I had been playing in bands since I was at school, but it wasn’t until my late twenties that I started to write songs that were half decent. In 2003, I broke up with my fiancé and I moved into a top floor bedsit in Cheltenham (a few doors down from my favourite record shop, Vinyl Vault). It had the world’s tiniest kitchen and the block I lived in swayed when it was windy, which freaked me out. I was heartbroken by the break-up and wrote a load of new songs, which eventually became the Solomon’s Tump LP.
I recorded the album in the bedsit on a Tascam analogue four track machine, playing all the instruments myself, and gave out copies of the CD to family and friends. Incredibly, one of them found its way to a London based independent record label and I was asked to sign a deal. By this time I had formed a psychedelic rock band called ‘Karma Truffle’, so I persuaded the label to sign the group instead.

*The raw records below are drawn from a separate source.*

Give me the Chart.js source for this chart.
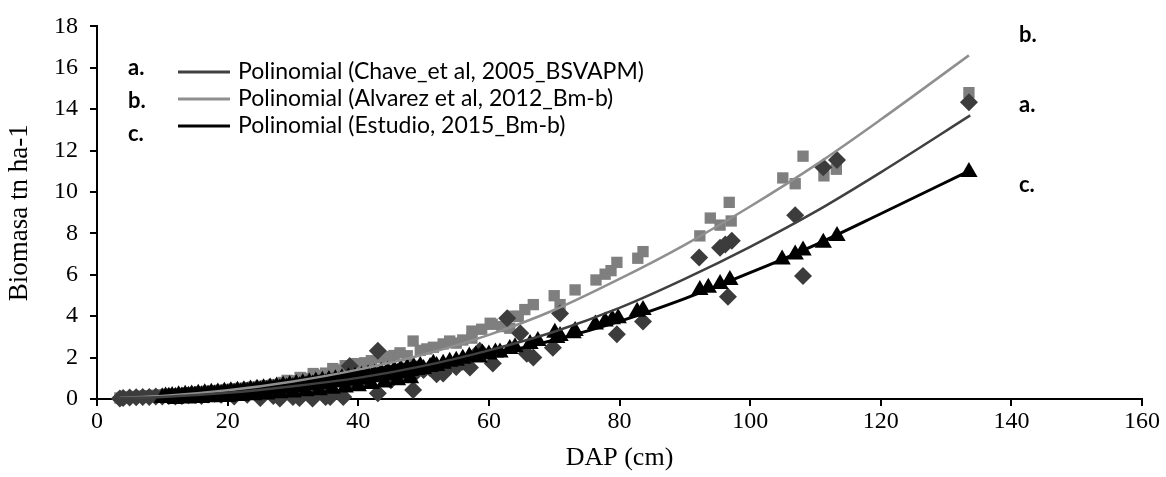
<!DOCTYPE html>
<html>
<head>
<meta charset="utf-8">
<script src="https://cdn.jsdelivr.net/npm/chart.js@4.4.1/dist/chart.umd.min.js"></script>
<style>
  html, body { margin: 0; padding: 0; background: #fff; }
  #wrap { width: 1166px; height: 477px; }
</style>
</head>
<body>
<div id="wrap"><canvas id="c" width="1166" height="477"></canvas></div>
<script>
// ---------- Data ----------
const xTicksStep = 20;
const yTicksStep = 2;

// a. Chave et al. 2005 (diamonds)
const chaveX = [3.5,4,5,6,7,8,9,10,11,12,13,14,15,16,17,18,19,20,21,22,23,24,25,26,27,28,29,30,31,32,33,34,35,35.7,36.1,37.7,38.7,39,40,41,42,43,43,44,45,46,47,48.4,49,50,51,52,53,54,55,56,57.1,58.6,60.6,62.8,64.8,65.8,66.8,69.8,70.9,79.6,83.6,92.2,95.4,96.2,97.2,96.6,106.9,108.1,111.2,113.3,133.5];
const chaveY = [0.03,0.05,0.07,0.08,0.1,0.1,0.12,0.12,0.15,0.12,0.15,0.18,0.2,0.15,0.22,0.25,0.2,0.3,0.12,0.35,0.2,0.4,0.05,0.45,0.15,0.02,0.55,0.1,0.05,0.6,0.02,0.7,0.1,0.1,0.33,0.1,1.6,0.85,0.9,0.95,1.05,2.33,0.28,1.15,0.9,1.3,1.2,0.43,1.35,1.4,1.5,1.2,1.23,1.6,1.55,1.8,1.52,2.33,1.71,3.9,3.18,2.18,2.0,2.47,4.13,3.13,3.75,6.84,7.31,7.46,7.64,4.94,8.88,5.94,11.2,11.54,14.34];

// b. Alvarez et al. 2012 (squares)
const alvarezX = [3.5,4,4.5,5,5.5,6,6.5,7,7.5,8,8.5,9,9.5,10,10.5,11,12,13,14,15,16,17,18,19,20,21,22,23,24,25,26,27,28.5,29.1,30,31.1,32,33.1,34,35,36.1,37,38,38.3,39.8,41,42,43.3,44.5,45.5,46.4,47.5,48.4,49.5,50.5,51.5,53,54,55,56,57.4,57.4,58.9,60.2,60.5,62,63.2,63.7,64.5,65.5,66.8,70,70.9,73.2,76.4,77.8,78.7,79.6,82.8,83.6,92.3,93.9,95.4,96.8,97.1,105,106.9,108.1,111.3,113.2,133.5];
const alvarezY = [0.05,0.08,0.06,0.1,0.08,0.12,0.1,0.14,0.12,0.16,0.14,0.18,0.15,0.2,0.17,0.22,0.25,0.27,0.3,0.32,0.35,0.38,0.4,0.43,0.46,0.49,0.52,0.55,0.58,0.62,0.65,0.7,0.8,0.9,0.88,1.04,1.0,1.23,1.15,1.25,1.47,1.4,1.61,1.55,1.71,1.75,1.85,1.99,2.05,2.1,2.23,2.09,2.8,2.35,2.42,2.5,2.66,2.8,2.7,2.85,2.94,3.28,3.37,3.66,3.61,3.5,3.42,4.0,3.99,4.32,4.56,4.99,4.56,5.27,5.75,6.03,6.2,6.6,6.8,7.12,7.88,8.74,8.4,9.5,8.6,10.68,10.4,11.73,10.78,11.1,14.8];

// c. Estudio 2015 (triangles)
const estudioX = [10,10.5,11,11.5,12,12.5,13,13.5,14,14.5,15,15.5,16,16.5,17,17.5,18,18.5,19,19.5,20,20.5,21,21.5,22,22.5,23,23.5,24,24.5,25,25.5,26,26.5,27,27.5,28,28.5,29,29.5,30,30.5,31,31.5,32,32.5,33,33.5,34,34.5,35,35.5,36,36.5,37,37.5,38,38.5,39,39.5,40,40.5,41,41.5,42,42.5,43,43.5,44,44.5,45,45.5,46,46.5,47,47.5,48,48.5,49,49.5,50,51,51.5,52,53,54,55,56,57,58,58.5,59,60,61,12,14,16,18,20,22,24,26,28,30,32,34,36,38,40,42,44,46,48,61.7,63.2,64,66.3,67.5,70.1,70.4,70.9,72.9,73.2,76.3,77.8,78.9,79.8,82.7,83.6,92.3,93.6,95.4,96.9,104.9,106.9,108.1,111.2,113.3,133.5];
const estudioY = [0.05,0.12,0.08,0.15,0.1,0.18,0.12,0.2,0.14,0.22,0.16,0.25,0.18,0.28,0.2,0.3,0.22,0.32,0.24,0.35,0.28,0.38,0.3,0.4,0.32,0.42,0.36,0.46,0.38,0.5,0.42,0.52,0.45,0.56,0.48,0.6,0.52,0.64,0.55,0.68,0.58,0.72,0.62,0.76,0.66,0.8,0.7,0.84,0.72,0.88,0.76,0.92,0.8,0.96,0.84,1.0,0.88,1.05,0.92,1.08,0.96,1.12,1.0,1.18,1.05,1.22,1.1,1.3,1.15,1.35,1.2,1.4,1.25,1.45,1.3,1.5,1.35,1.55,1.4,1.6,1.45,1.55,1.7,1.6,1.7,1.8,1.85,1.95,2.05,2.1,2.0,2.2,2.15,2.25,0.0,0.02,0.05,0.08,0.1,0.14,0.18,0.22,0.28,0.32,0.38,0.42,0.5,0.55,0.62,0.72,0.8,0.9,1.0,2.25,2.42,2.5,2.66,2.8,3.2,2.95,3.04,3.18,3.28,3.6,3.75,3.85,3.9,4.22,4.3,5.27,5.37,5.56,5.75,6.74,6.98,7.17,7.55,7.88,10.97];

// Polynomial trend lines
const chaveLineX = [3.5,10,20,30,40,50,60,70,80,90,100,110,120,133.7];
const chaveLineY = [0.05,0.1,0.3,0.62,1.02,1.6,2.35,3.25,4.4,5.8,7.35,9.05,10.95,13.7];
const alvarezLineX = [3.5,10,20,30,40,50,60,70,80,90,100,110,120,133.5];
const alvarezLineY = [0.06,0.14,0.42,0.85,1.42,2.15,3.1,4.3,5.8,7.45,9.3,11.3,13.5,16.6];
const estudioLineX = [10,20,30,40,50,60,70,80,90,100,110,120,133.4];
const estudioLineY = [0.08,0.3,0.6,0.97,1.45,2.1,2.85,3.75,4.85,6.1,7.45,8.95,11.0];

const legendLabels = [
  'Polinomial (Chave_et al, 2005_BSVAPM)',
  'Polinomial (Alvarez et al, 2012_Bm-b)',
  'Polinomial (Estudio, 2015_Bm-b)'
];
const legendTags = ['a.', 'b.', 'c.'];
const sideTags = ['b.', 'a.', 'c.'];

// ---------- Build ----------
const pts = (xs, ys) => xs.map((x, i) => ({ x: x, y: ys[i] }));

const COL_A = '#3c3c3c', COL_B = '#7f7f7f', COL_C = '#000000';
const LINE_A = '#404040', LINE_B = '#8f8f8f', LINE_C = '#000000';

const legendPlugin = {
  id: 'customLegend',
  afterDraw(chart) {
    const ctx = chart.ctx;
    ctx.save();
    const rowsY = [72, 99, 126];
    const tagY = [75, 108, 141];
    const cols = [LINE_A, LINE_B, LINE_C];
    ctx.fillStyle = '#000';
    ctx.font = 'bold 22px Lato';
    ctx.textBaseline = 'alphabetic';
    ctx.textAlign = 'left';
    legendTags.forEach((t, i) => ctx.fillText(t, 128, tagY[i]));
    legendLabels.forEach((t, i) => {
      ctx.strokeStyle = cols[i];
      ctx.lineWidth = 3;
      ctx.beginPath();
      ctx.moveTo(178, rowsY[i]);
      ctx.lineTo(230, rowsY[i]);
      ctx.stroke();
      ctx.font = '23px Lato';
      ctx.textBaseline = 'middle';
      ctx.fillStyle = '#000';
      ctx.fillText(t, 238, rowsY[i]);
    });
    ctx.font = 'bold 22px Lato';
    ctx.textBaseline = 'alphabetic';
    ctx.fillStyle = '#000';
    const sideY = [42, 112, 192];
    sideTags.forEach((t, i) => ctx.fillText(t, 1019, sideY[i]));
    ctx.restore();
  }
};

const serif = 'Liberation Serif';

new Chart(document.getElementById('c'), {
  type: 'scatter',
  data: {
    datasets: [
      { label: 'line a', type: 'line', data: pts(chaveLineX, chaveLineY), borderColor: LINE_A, borderWidth: 2.5, pointRadius: 0, cubicInterpolationMode: 'monotone', fill: false, order: 0 },
      { label: 'line b', type: 'line', data: pts(alvarezLineX, alvarezLineY), borderColor: LINE_B, borderWidth: 2.5, pointRadius: 0, cubicInterpolationMode: 'monotone', fill: false, order: 0 },
      { label: 'line c', type: 'line', data: pts(estudioLineX, estudioLineY), borderColor: LINE_C, borderWidth: 3, pointRadius: 0, cubicInterpolationMode: 'monotone', fill: false, order: 0 },
      { label: 'c', data: pts(estudioX, estudioY), pointStyle: 'triangle', pointRadius: 10, backgroundColor: COL_C, borderColor: COL_C, borderWidth: 0, order: 1, clip: false },
      { label: 'a', data: pts(chaveX, chaveY), pointStyle: 'rectRot', pointRadius: 9, backgroundColor: COL_A, borderColor: COL_A, borderWidth: 0, order: 2, clip: false },
      { label: 'b', data: pts(alvarezX, alvarezY), pointStyle: 'rect', pointRadius: 8, backgroundColor: COL_B, borderColor: COL_B, borderWidth: 0, order: 3, clip: false }
    ]
  },
  options: {
    responsive: false,
    animation: false,
    events: [],
    layout: { padding: { top: 20, right: 24, left: 0, bottom: 0 } },
    plugins: { legend: { display: false }, tooltip: { enabled: false } },
    scales: {
      x: {
        type: 'linear', min: 0, max: 160,
        ticks: { stepSize: xTicksStep, color: '#000', font: { family: serif, size: 24 }, padding: 1, maxRotation: 0 },
        grid: { drawOnChartArea: false, color: '#000', lineWidth: 2, tickLength: 7 },
        border: { color: '#000', width: 2 },
        title: { display: true, text: 'DAP (cm)', color: '#000', font: { family: serif, size: 26 }, padding: { top: 0, bottom: 3 } },
        afterFit(s) { s.height = 78; }
      },
      y: {
        type: 'linear', min: 0, max: 18,
        ticks: { stepSize: yTicksStep, color: '#000', font: { family: serif, size: 24 }, padding: 12 },
        grid: { drawOnChartArea: false, color: '#000', lineWidth: 2, tickLength: 7 },
        border: { color: '#000', width: 2 },
        title: { display: true, text: 'Biomasa tn ha-1', color: '#000', font: { family: serif, size: 27 }, padding: { top: 4, bottom: 0 } },
        afterFit(s) { s.width = 97; }
      }
    }
  },
  plugins: [legendPlugin]
});
</script>
</body>
</html>
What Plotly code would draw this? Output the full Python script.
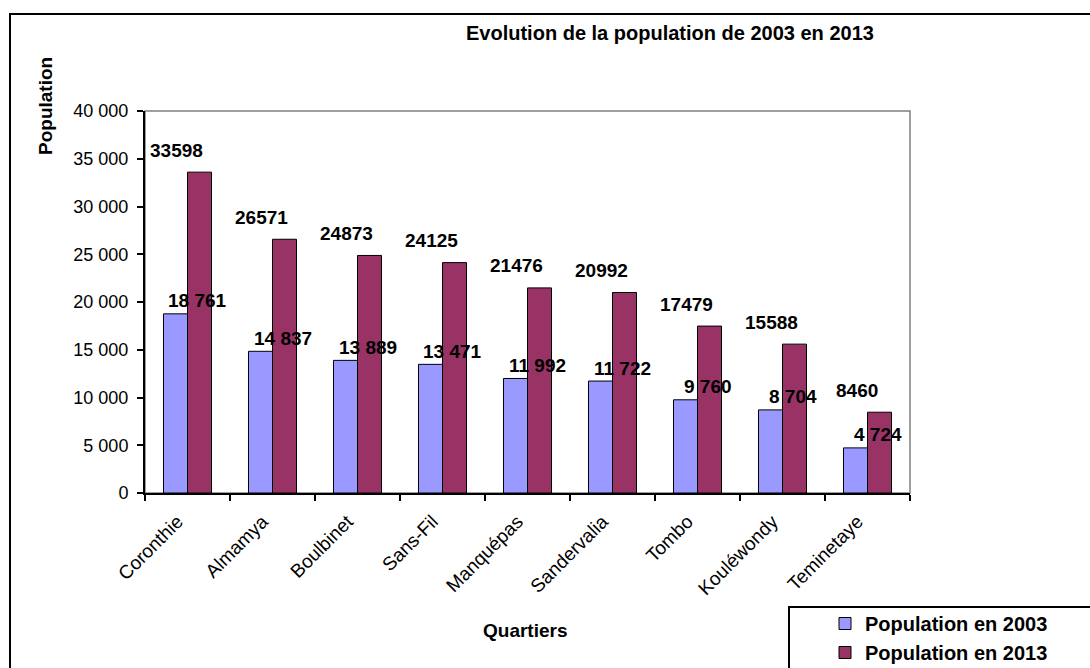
import plotly.graph_objects as go

quartiers = ["Coronthie", "Almamya", "Boulbinet", "Sans-Fil", "Manquépas",
             "Sandervalia", "Tombo", "Kouléwondy", "Teminetaye"]
pop_2003 = [18761, 14837, 13889, 13471, 11992, 11722, 9760, 8704, 4724]
pop_2013 = [33598, 26571, 24873, 24125, 21476, 20992, 17479, 15588, 8460]
labels_2003 = ["18 761", "14 837", "13 889", "13 471", "11 992", "11 722", "9 760", "8 704", "4 724"]
labels_2013 = [str(v) for v in pop_2013]
y_ticks = [0, 5000, 10000, 15000, 20000, 25000, 30000, 35000, 40000]

FONT = "Liberation Sans, Arial, sans-serif"
W, H = 1090, 668
L, R, T, B = 145, 910, 111, 493

def px(x):
    return (x - L) / (R - L)

def py(y):
    return (B - y) / (B - T)

fig = go.Figure()
fig.add_trace(go.Bar(x=quartiers, y=pop_2003, name="Population en 2003",
                     marker=dict(color="#9999FF", line=dict(color="black", width=1))))
fig.add_trace(go.Bar(x=quartiers, y=pop_2013, name="Population en 2013",
                     marker=dict(color="#993366", line=dict(color="black", width=1))))

ann = []
for q, v, t in zip(quartiers, pop_2003, labels_2003):
    ann.append(dict(x=q, y=v, xref="x", yref="y", text=t, showarrow=False,
                    xshift=10, yshift=13, yanchor="middle", xanchor="center",
                    font=dict(family=FONT, size=19, color="black", weight="bold")))
for q, v, t in zip(quartiers, pop_2013, labels_2013):
    ann.append(dict(x=q, y=v, xref="x", yref="y", text=t, showarrow=False,
                    xshift=-11, yshift=22, yanchor="middle", xanchor="center",
                    font=dict(family=FONT, size=19, color="black", weight="bold")))

ann.append(dict(x=px(670), y=py(33), xref="paper", yref="paper",
                text="<b>Evolution de la population de 2003 en 2013</b>", showarrow=False,
                xanchor="center", yanchor="middle",
                font=dict(family=FONT, size=20, color="black")))
ann.append(dict(x=px(45), y=py(106), xref="paper", yref="paper",
                text="<b>Population</b>", showarrow=False, textangle=-90,
                xanchor="center", yanchor="middle",
                font=dict(family=FONT, size=19, color="black")))
ann.append(dict(x=px(525), y=py(630), xref="paper", yref="paper",
                text="<b>Quartiers</b>", showarrow=False,
                xanchor="center", yanchor="middle",
                font=dict(family=FONT, size=19, color="black")))

shapes = [
    dict(type="rect", xref="paper", yref="paper", x0=0, y0=0, x1=1, y1=1,
         line=dict(color="#808080", width=1.5), layer="below"),
    dict(type="rect", xref="paper", yref="paper", x0=px(10), y0=py(14),
         x1=px(1110), y1=py(700), line=dict(color="black", width=2)),
    dict(type="rect", xref="paper", yref="paper", x0=px(789), y0=py(607),
         x1=px(1110), y1=py(700), line=dict(color="black", width=2)),
]

fig.update_layout(
    width=W, height=H,
    margin=dict(l=L, r=W - R, t=T, b=H - B, autoexpand=False),
    paper_bgcolor="white", plot_bgcolor="white",
    barmode="group", bargap=0.435, bargroupgap=0,
    separators=", ",
    font=dict(family=FONT, size=18, color="black"),
    showlegend=True,
    legend=dict(x=px(825), y=py(604), xanchor="left", yanchor="top",
                bgcolor="rgba(0,0,0,0)", tracegroupgap=0,
                font=dict(family=FONT, size=20, color="black", weight="bold")),
    annotations=ann,
    shapes=shapes,
)
fig.update_xaxes(showline=True, linecolor="black", linewidth=2, automargin=False,
                 ticks="outside", ticklen=6, tickwidth=2, tickcolor="black",
                 tickson="boundaries", tickangle=-45, showgrid=False,
                 ticklabelstandoff=8, ticklabelshift=-10,
                 tickfont=dict(family=FONT, size=19, color="black"))
fig.update_yaxes(range=[0, 40000], tickvals=y_ticks, tickformat=",d", automargin=False,
                 showline=True, linecolor="black", linewidth=2,
                 ticks="outside", ticklen=6, tickwidth=2, tickcolor="black",
                 showgrid=False, zeroline=False, ticklabelstandoff=5,
                 tickfont=dict(family=FONT, size=18, color="black"))

fig.write_html("out.html")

We recorded an E.P. and an album but in the end it was impossible to keep the group together because we all lived miles away from each other. I was in Wiltshire, our guitarist lived in Gloucestershire, the drummer was in Birmingham and our bass player lived in Essex.
After we split, I decided to strike out on my own as 'Blake'; the name coming from my love of William Blake and adopted four years before the classical 'boy band' BLAKE released their first album. I also started a Beatles tribute band at this time, in which I played the role of John, and this provided me with a regular income. I continued recording records at home and between 2006 and 2011 I released seven albums on my Rockhopper Records label.
In April 2011 I began writing songs for a new LP, Stay Human, after reading about the murder of the Italian peace activist and journalist Vittorio Arrigoni in the Gaza strip. The album was crowd-funded, recorded in a professional studio and officially released on 15th April 2012, the first anniversary of Vittorio's death.
In December 2013 I released Star Over Bethlehem, a rock opera telling the story of the Nativity with all proceeds going to charities working in the Holy Land. In June 2014 I performed at the Bet Lahem Live festival in Bethlehem at the invitation of the Holy Land Trust, performing songs from Star Over Bethlehem and Stay Human, accompanied by my friend, fellow musician and occasional collaborator, Joe Brown. On our return from Palestine, Joe and I wrote and recorded a song called 'We'll Be Champions' which was released as a single on 25th July 2014 to raise funds for the Amos Trust’s Emergency Appeal for Gaza.
On Record Store Day 2015, I released a compilation LP called Vinyl Junkie dedicated to record collectors everywhere. The song ,'Vinyl Junkie', was mastered at Abbey Road Studios and released as a single. It is featured in the 2018 British crime film, "Dragonflies Only Live For 24 Hours".
I went back to my roots with my 2019 album, Reel To Reel, which was recorded on an analogue Tascam 424 four track and was released on cassette and CD.
I wasn't expecting to release another album so shortly afterwards but the lockdown changed everything. I have had a bit more headspace this Spring as a result and a lot of new songs came out. Recording them at home has been an enjoyable experience and a welcome distraction from the stresses of the restrictions. The album opens with a cover of Alan Parker's 'The Free Life', the theme to the ITV 1970s schools programme, "My World", which seems appropriate in these strange times. 1971 is released on 1st June 2020 for the pre-decimalisation price of £2 5s (or £2.25).